-- begin Information provided --

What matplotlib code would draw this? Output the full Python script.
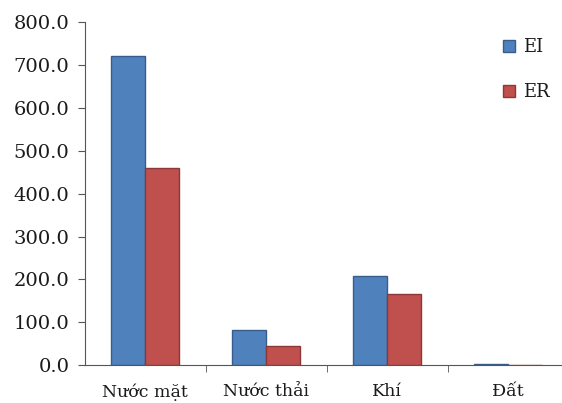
import matplotlib.pyplot as plt
import numpy as np

categories = ["Nước mặt", "Nước thải", "Khí", "Đất"]
ei_values = [720.0, 82.0, 208.0, 3.0]
er_values = [459.0, 45.0, 167.0, 0.5]
y_ticks = [0, 100, 200, 300, 400, 500, 600, 700, 800]

plt.rcParams['font.family'] = ['DejaVu Serif']
plt.rcParams['text.color'] = '#1a1a1a'

fig = plt.figure(figsize=(5.62, 4.03), dpi=100)
ax = fig.add_axes([0.151, 0.094, 0.861, 0.851])

x = np.arange(len(categories))
w = 0.28
ax.bar(x - w / 2, ei_values, w, color='#4F81BD', edgecolor='#385D8A', linewidth=1, label='EI')
ax.bar(x + w / 2, er_values, w, color='#C0504D', edgecolor='#8C3836', linewidth=1, label='ER')

ax.set_xlim(-0.5, 3.5)
ax.set_ylim(0, 800)
ax.set_yticks(y_ticks)
ax.set_yticklabels(["%.1f" % v for v in y_ticks], fontsize=14, color='#1a1a1a')
ax.set_xticks(x)
ax.set_xticklabels(categories, fontsize=12.5, color='#1a1a1a')
ax.tick_params(axis='x', length=0, pad=13)
ax.set_xticks(np.arange(0.5, 3.5, 1), minor=True)
ax.tick_params(axis='x', which='minor', length=5, color='#555555')
ax.tick_params(axis='y', length=5, color='#555555', pad=6)

for s in ['top', 'right']:
    ax.spines[s].set_visible(False)
for s in ['left', 'bottom']:
    ax.spines[s].set_color('#555555')

ax.legend(loc='upper left', bbox_to_anchor=(0.83, 1.0), frameon=False,
          handlelength=0.7, handleheight=0.7, handletextpad=0.4,
          labelspacing=1.5, fontsize=13)

fig.savefig('out.png', dpi=100)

-- end Information provided --

**The task:** Quote in full the listing given above; the images are to be left out.

**Written solution:**
What matplotlib code would draw this? Output the full Python script.
import matplotlib.pyplot as plt
import numpy as np

categories = ["Nước mặt", "Nước thải", "Khí", "Đất"]
ei_values = [720.0, 82.0, 208.0, 3.0]
er_values = [459.0, 45.0, 167.0, 0.5]
y_ticks = [0, 100, 200, 300, 400, 500, 600, 700, 800]

plt.rcParams['font.family'] = ['DejaVu Serif']
plt.rcParams['text.color'] = '#1a1a1a'

fig = plt.figure(figsize=(5.62, 4.03), dpi=100)
ax = fig.add_axes([0.151, 0.094, 0.861, 0.851])

x = np.arange(len(categories))
w = 0.28
ax.bar(x - w / 2, ei_values, w, color='#4F81BD', edgecolor='#385D8A', linewidth=1, label='EI')
ax.bar(x + w / 2, er_values, w, color='#C0504D', edgecolor='#8C3836', linewidth=1, label='ER')

ax.set_xlim(-0.5, 3.5)
ax.set_ylim(0, 800)
ax.set_yticks(y_ticks)
ax.set_yticklabels(["%.1f" % v for v in y_ticks], fontsize=14, color='#1a1a1a')
ax.set_xticks(x)
ax.set_xticklabels(categories, fontsize=12.5, color='#1a1a1a')
ax.tick_params(axis='x', length=0, pad=13)
ax.set_xticks(np.arange(0.5, 3.5, 1), minor=True)
ax.tick_params(axis='x', which='minor', length=5, color='#555555')
ax.tick_params(axis='y', length=5, color='#555555', pad=6)

for s in ['top', 'right']:
    ax.spines[s].set_visible(False)
for s in ['left', 'bottom']:
    ax.spines[s].set_color('#555555')

ax.legend(loc='upper left', bbox_to_anchor=(0.83, 1.0), frameon=False,
          handlelength=0.7, handleheight=0.7, handletextpad=0.4,
          labelspacing=1.5, fontsize=13)

fig.savefig('out.png', dpi=100)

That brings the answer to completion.